I was doing some work testing one of my older ISAPI extensions under IIS 7. One of the tests I run purposefully terminates the process to simulate a hard crash in the ISAPI process. This should never happen but as we all know from time to time things go wrong to the point where the process can’t recover and fails (usually related to running out of memory in some way).
Anyway – IIS 6 and 7 both use separate worker processes to handle all request processing and there’s monitoring built into the IISADMIN service that detects the crash and automatically restarts the application after a hard crash...
Uh, that’s the way it’s supposed to work <s>. IIS 7 introduces a new feature called Rapid Failure Protection which is on by default. What it does, it checks for a specified number of hard failures like the ones I was testing in a given time period.

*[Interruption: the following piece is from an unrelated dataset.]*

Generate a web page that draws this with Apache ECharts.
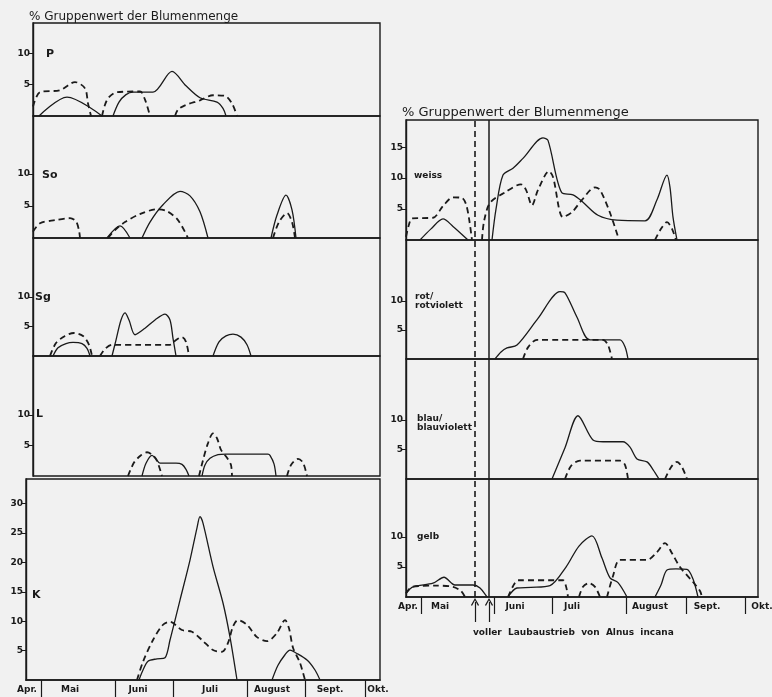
<!DOCTYPE html>
<html><head><meta charset="utf-8">
<script src="https://cdn.jsdelivr.net/npm/echarts@6/dist/echarts.min.js"></script>
<style>html,body{margin:0;padding:0;background:#f1f1f1}#c{width:772px;height:697px}</style>
</head><body><div id="c"></div>
<script>
// ---- axis annotations (x in figure units along the season axis) ----
const monthNames = ['Apr.', 'Mai', 'Juni', 'Juli', 'August', 'Sept.', 'Okt.'];
const leftMonthTicks = [15, 89, 147, 221, 279, 339];
const leftMonthLabelPos = [1, 44, 112, 184, 246, 304, 352];
const rightMonthTicks = [15, 88, 146, 220, 280, 339];
const rightMonthLabelPos = [2, 34, 109, 166, 244, 301, 356];
const laubaustrieb = [69, 83]; // dashed, solid
const yTicksSmall = [5, 10];
const yTicksWeiss = [5, 10, 15];
const yTicksK = [5, 10, 15, 20, 25, 30];

// ---- left chart series (solid / dashed segments) ----
const P_solid = [
  [[13,0],[41,3.0],[76,0]],
  [[87,0],[93,2.2],[100,3.4],[107,3.8],[127,3.8],[146,7.1],[160,4.8],[174,2.9],[191,2.2],[197,1.2],[200,0]]
];
const P_dashed = [
  [[7,1.5],[14,3.8],[34,4.1],[49,5.4],[59,4.4],[62,2.0],[65,0]],
  [[76,0],[79,1.8],[83,3.0],[91,3.8],[114,3.9],[119,2.6],[124,0]],
  [[149,0],[152,1.0],[159,1.7],[174,2.5],[187,3.3],[199,3.2],[206,2.0],[211,0]]
];
const So_solid = [
  [[81,0],[94,1.9],[104,0]],
  [[116,0],[124,2.5],[137,5.2],[154,7.3],[164,6.6],[174,4.1],[182,0]],
  [[245,0],[251,3.6],[260,6.7],[266,4.4],[270,0]]
];
const So_dashed = [
  [[7,1.0],[14,2.3],[29,2.8],[44,3.1],[50,2.6],[53,1.2],[54,0]],
  [[82,0],[89,1.25],[99,2.5],[114,3.75],[131,4.5],[141,4.2],[152,2.8],[162,0]],
  [[247,0],[253,2.5],[261,3.9],[266,2.5],[269,0]]
];
const Sg_solid = [
  [[27,0],[32,1.4],[40,2.1],[47,2.3],[56,2.1],[61,1.3],[64,0]],
  [[86,0],[90,2.7],[95,6.1],[99,7.3],[103,6.1],[109,3.6],[119,4.7],[129,6.1],[139,7.1],[144,6.1],[147,3.0],[150,0]],
  [[187,0],[193,2.4],[200,3.4],[207,3.7],[215,3.2],[221,1.9],[225,0]]
];
const Sg_dashed = [
  [[24,0],[30,2.2],[39,3.4],[48,3.9],[57,3.4],[63,1.9],[66,0]],
  [[74,0],[79,1.2],[86,1.9],[114,1.9],[144,1.9],[150,2.7],[156,3.2],[160,2.4],[163,0]]
];
const L_solid = [
  [[116,0],[120,2.1],[126,3.4],[130,2.8],[134,2.1],[150,2.1],[156,1.9],[160,1.1],[163,0]],
  [[176,0],[179,1.8],[184,2.9],[192,3.5],[200,3.6],[220,3.6],[242,3.6],[244,3.4],[248,2.0],[250,0]]
];
const L_dashed = [
  [[102,0],[108,2.2],[115,3.4],[121,3.9],[127,3.4],[131,2.5],[136,0]],
  [[173,0],[177,2.6],[182,5.4],[187,7.0],[191,6.2],[195,4.3],[201,3.0],[205,1.8],[206,0]],
  [[261,0],[265,1.8],[272,2.8],[277,2.2],[281,0]]
];
const K_solid = [
  [[113,0],[117,1.7],[122,3.2],[131,3.6],[139,3.8],[144,6.8],[154,13.6],[164,20.4],[171,25.9],[174,27.8],[177,26.7],[187,19.3],[197,13.1],[204,7.3],[211,0]],
  [[246,0],[252,2.5],[259,4.3],[264,5.1],[270,4.6],[281,3.4],[289,1.7],[294,0]]
];
const K_dashed = [
  [[111,0],[117,3.1],[127,6.8],[137,9.4],[144,9.9],[156,8.5],[166,8.2],[176,6.8],[187,5.1],[196,4.8],[202,6.3],[207,9.1],[212,10.2],[221,9.4],[231,7.3],[241,6.6],[251,8.0],[259,10.2],[263,8.8],[267,5.5],[274,2.9],[279,0]]
];

// ---- right chart series ----
const W_solid = [
  [[14,0],[25,1.8],[37,3.4],[47,2.2],[62,0]],
  [[86,0],[90,5.0],[97,10.5],[107,11.6],[117,13.2],[137,16.5],[142,16.1],[156,7.6],[167,7.3],[177,6.1],[192,4.0],[211,3.2],[239,3.1],[251,6.5],[261,10.5],[264,8.5],[267,3.7],[271,0]]
];
const W_dashed = [
  [[0,0.5],[3,2.5],[6,3.5],[27,3.6],[37,5.5],[47,6.9],[56,6.8],[60,5.8],[63,3.5],[66,0]],
  [[76,0],[78,3.0],[84,6.0],[99,7.7],[115,9.0],[120,8.1],[126,5.6],[132,8.1],[143,11.1],[147,10.2],[157,3.7],[166,4.5],[176,6.5],[189,8.5],[194,8.1],[204,4.4],[213,0]],
  [[249,0],[255,1.8],[261,2.9],[266,1.8],[270,0]]
];
const R_solid = [
  [[89,0],[95,1.2],[101,1.9],[111,2.4],[132,7.0],[154,11.6],[159,11.4],[171,7.2],[184,3.3],[214,3.3],[219,2.1],[222,0]]
];
const R_dashed = [
  [[117,0],[122,2.0],[131,3.3],[197,3.3],[202,2.4],[206,0]]
];
const B_solid = [
  [[146,0],[159,5.3],[172,10.7],[187,6.6],[197,6.3],[217,6.3],[224,5.4],[231,3.4],[241,2.9],[247,1.6],[253,0]]
];
const B_dashed = [
  [[159,0],[165,2.2],[174,3.1],[214,3.1],[219,2.4],[222,0]],
  [[259,0],[265,2.0],[271,2.9],[276,2.0],[281,0]]
];
const G_solid = [
  [[0,0.6],[7,1.7],[27,2.3],[38,3.3],[49,2.0],[67,2.0],[74,1.5],[81,0]],
  [[102,0],[111,1.5],[125,1.6],[144,1.9],[160,5.0],[173,8.5],[186,10.2],[196,6.5],[204,3.2],[212,2.4],[221,0]],
  [[249,0],[255,2.0],[261,4.5],[270,4.7],[281,4.6],[287,3.0],[292,0]]
];
const G_dashed = [
  [[0,0.6],[6,1.7],[30,1.9],[47,1.7],[55,1.0],[59,0]],
  [[102,0],[107,1.8],[112,2.8],[157,2.8],[160,1.8],[162,0]],
  [[173,0],[177,1.7],[183,2.3],[189,1.7],[194,0]],
  [[201,0],[207,3.5],[214,6.2],[241,6.2],[251,7.5],[259,9.0],[266,7.3],[274,5.0],[287,2.5],[294,1.0],[296,0]]
];

// ---- build option ----
const INK = '#1a1a1a';
const FONT = 'DejaVu Sans';
const panels = [
  {grid:{left:33,top:23,width:347,height:93}, xMin:7, xMax:354, yMax:14.8, yTicks:yTicksSmall, solid:P_solid, dashed:P_dashed},
  {grid:{left:33,top:116,width:347,height:122}, xMin:7, xMax:354, yMax:19.1, yTicks:yTicksSmall, solid:So_solid, dashed:So_dashed},
  {grid:{left:33,top:238,width:347,height:118}, xMin:7, xMax:354, yMax:20.0, yTicks:yTicksSmall, solid:Sg_solid, dashed:Sg_dashed},
  {grid:{left:33,top:356,width:347,height:120}, xMin:7, xMax:354, yMax:19.7, yTicks:yTicksSmall, solid:L_solid, dashed:L_dashed},
  {grid:{left:26,top:479,width:354,height:201}, xMin:0, xMax:354, yMax:34.2, yTicks:yTicksK, solid:K_solid, dashed:K_dashed, months:leftMonthTicks},
  {grid:{left:406,top:120,width:352,height:120}, xMin:0, xMax:352, yMax:19.4, yTicks:yTicksWeiss, solid:W_solid, dashed:W_dashed},
  {grid:{left:406,top:240,width:352,height:119}, xMin:0, xMax:352, yMax:20.5, yTicks:yTicksSmall, solid:R_solid, dashed:R_dashed},
  {grid:{left:406,top:359,width:352,height:120}, xMin:0, xMax:352, yMax:20.3, yTicks:yTicksSmall, solid:B_solid, dashed:B_dashed},
  {grid:{left:406,top:479,width:352,height:118}, xMin:0, xMax:352, yMax:19.7, yTicks:yTicksSmall, solid:G_solid, dashed:G_dashed, months:rightMonthTicks}
];

const grid = [], xAxis = [], yAxis = [], series = [];
const lbl = {fontFamily: FONT, fontWeight: 'bold', fontSize: 9, color: INK};

panels.forEach((p, i) => {
  grid.push(Object.assign({show:true, borderColor:INK, borderWidth:1.4, backgroundColor:'transparent', outerBoundsMode:'none'}, p.grid));
  xAxis.push({
    type:'value', gridIndex:i, min:p.xMin, max:p.xMax,
    axisLine:{show: !!p.months, lineStyle:{color:INK, width:1.7}},
    axisTick:{show: !!p.months, customValues: p.months || [], length:17, lineStyle:{color:INK, width:1.2}},
    axisLabel:{show:false}, splitLine:{show:false}
  });
  yAxis.push({
    type:'value', gridIndex:i, min:0, max:p.yMax,
    axisLine:{show:true, lineStyle:{color:INK, width:1.4}},
    axisTick:{show:true, customValues:p.yTicks, length:4, lineStyle:{color:INK}},
    axisLabel:Object.assign({show:true, customValues:p.yTicks, margin:3}, lbl),
    splitLine:{show:false}
  });
  const mk = (seg, dashed) => ({
    type:'line', xAxisIndex:i, yAxisIndex:i, data:seg, smooth:0.3, symbol:'none',
    silent:true, animation:false,
    lineStyle: dashed ? {color:INK, width:1.8, type:[6,4]} : {color:INK, width:1.3, type:'solid'}
  });
  p.solid.forEach(s => series.push(mk(s, false)));
  p.dashed.forEach(s => series.push(mk(s, true)));
});

// month-label axes (wider grids so labels may sit outside the frames)
function labelAxis(gridCfg, min, max, positions) {
  const gi = grid.length;
  grid.push(Object.assign({show:false, outerBoundsMode:'none'}, gridCfg));
  xAxis.push({
    type:'value', gridIndex:gi, min, max,
    axisLine:{show:false}, axisTick:{show:false}, splitLine:{show:false},
    axisLabel:Object.assign({show:true, customValues:positions, margin:5,
      formatter: v => monthNames[positions.indexOf(v)] || ''}, lbl)
  });
  yAxis.push({type:'value', gridIndex:gi, min:0, max:1, show:false});
  return gi;
}
labelAxis({left:0, top:679, width:390, height:1}, -26, 364, leftMonthLabelPos);
labelAxis({left:392, top:596, width:380, height:1}, -14, 366, rightMonthLabelPos);

// Laubaustrieb vertical lines
let gi = grid.length;
grid.push({show:false, left:406, top:120, width:352, height:477, outerBoundsMode:'none'});
xAxis.push({type:'value', gridIndex:gi, min:0, max:352, show:false});
yAxis.push({type:'value', gridIndex:gi, min:0, max:1, show:false});
series.push({
  type:'line', xAxisIndex:gi, yAxisIndex:gi, data:[[0,0]], symbol:'none', lineStyle:{opacity:0}, silent:true, animation:false,
  markLine:{symbol:'none', silent:true, label:{show:false}, animation:false,
    data:[
      {xAxis:laubaustrieb[0], lineStyle:{color:INK, width:1.6, type:[6,4]}},
      {xAxis:laubaustrieb[1], lineStyle:{color:INK, width:1.5, type:'solid'}}
    ]}
});
// arrows
gi = grid.length;
grid.push({show:false, left:406, top:602, width:352, height:20, outerBoundsMode:'none'});
xAxis.push({type:'value', gridIndex:gi, min:0, max:352, show:false});
yAxis.push({type:'value', gridIndex:gi, min:0, max:1, show:false});
const arrowSym = 'path://M0,8 L5,0 L10,8 L8.8,9 L5,2.6 L1.2,9 Z';
series.push({
  type:'line', xAxisIndex:gi, yAxisIndex:gi, data:[[0,0]], symbol:'none', lineStyle:{opacity:0}, silent:true, animation:false,
  markLine:{symbol:['none', arrowSym], symbolSize:[8,8], silent:true, label:{show:false}, animation:false,
    lineStyle:{color:INK, width:1.2, type:'solid'},
    data: laubaustrieb.map(x => [{coord:[x,0]}, {coord:[x,1]}])}
});

const txt = (x, y, text, size, weight) => ({
  type:'text', left:x, top:y, silent:true,
  style:{text, font:`${weight||'bold'} ${size}px "${FONT}"`, fill:INK, lineHeight:size}
});

const option = {
  backgroundColor:'#f1f1f1',
  animation:false,
  grid, xAxis, yAxis, series,
  graphic:[
    txt(29, 11, '% Gruppenwert der Blumenmenge', 12, 'normal'),
    txt(402, 106, '% Gruppenwert der Blumenmenge', 13, 'normal'),
    txt(46, 49, 'P', 11), txt(42, 170, 'So', 11), txt(35, 292, 'Sg', 11),
    txt(36, 409, 'L', 11), txt(32, 590, 'K', 11),
    txt(414, 171, 'weiss', 9), txt(415, 292, 'rot/\nrotviolett', 9),
    txt(417, 414, 'blau/\nblauviolett', 9), txt(417, 532, 'gelb', 9),
    txt(473, 628, 'voller  Laubaustrieb  von  Alnus  incana', 9)
  ]
};
const chart = echarts.init(document.getElementById('c'), null, {renderer:'canvas'});
chart.setOption(option);
</script></body></html>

The default is 5 failures in 5 minutes after which the Application Pool will crash and not restart automatically.
After a failure of this sort you end up with a stopped application pool which I talked about a couple of weeks back and which looks like this:
When this is the case the server returns a 503.2 – Service unavailable error.
When the Application Pool is shut down in this fashion an entry is written to the Event Log. BTW, IIS 7 is MUCH, MUCH better about reporting errors properly so if something goes wrong with IIS be sure to check the System event log. I've found many an error in there and unlike the old IIS error messages there that were pretty much worthless beyond "I bonked - good luck finding what happened", the new entries in the event log are quite useful and most likely will point you right at the problem. I have to train myself for that actually as my first reaction to the above problem was to post a message on the IIS forums <s>...
Anyway, I suppose this is a useful feature, just a little unexpected in its default configuration. The idea is that if you have a service that continues to crash you probably don’t want to have it going up and down forever and consuming resources and potentially corrupting data as it keeps failing. However, I think the timeout interval and failure mode is maybe a little too long. 5 failures in ONE minute would maybe be better as it would likely rule out debugging scenarios.
Ntoice that you can also specify an EXE to run when the Application Pool is shut down. This might allow you to send an email notification or some other sort of reminder to let you know right now that something's wrong. It might also allow you to take the machine out of a load balancing cluster if that's possible externally. Very cool. It's nice to see some of the new features have been thought through well to provide some very useful functionality.
IIS 7 features many new administration features like this and while useful it's going to take some time to get a handle on the subtle ways that things have changed in the default configuration.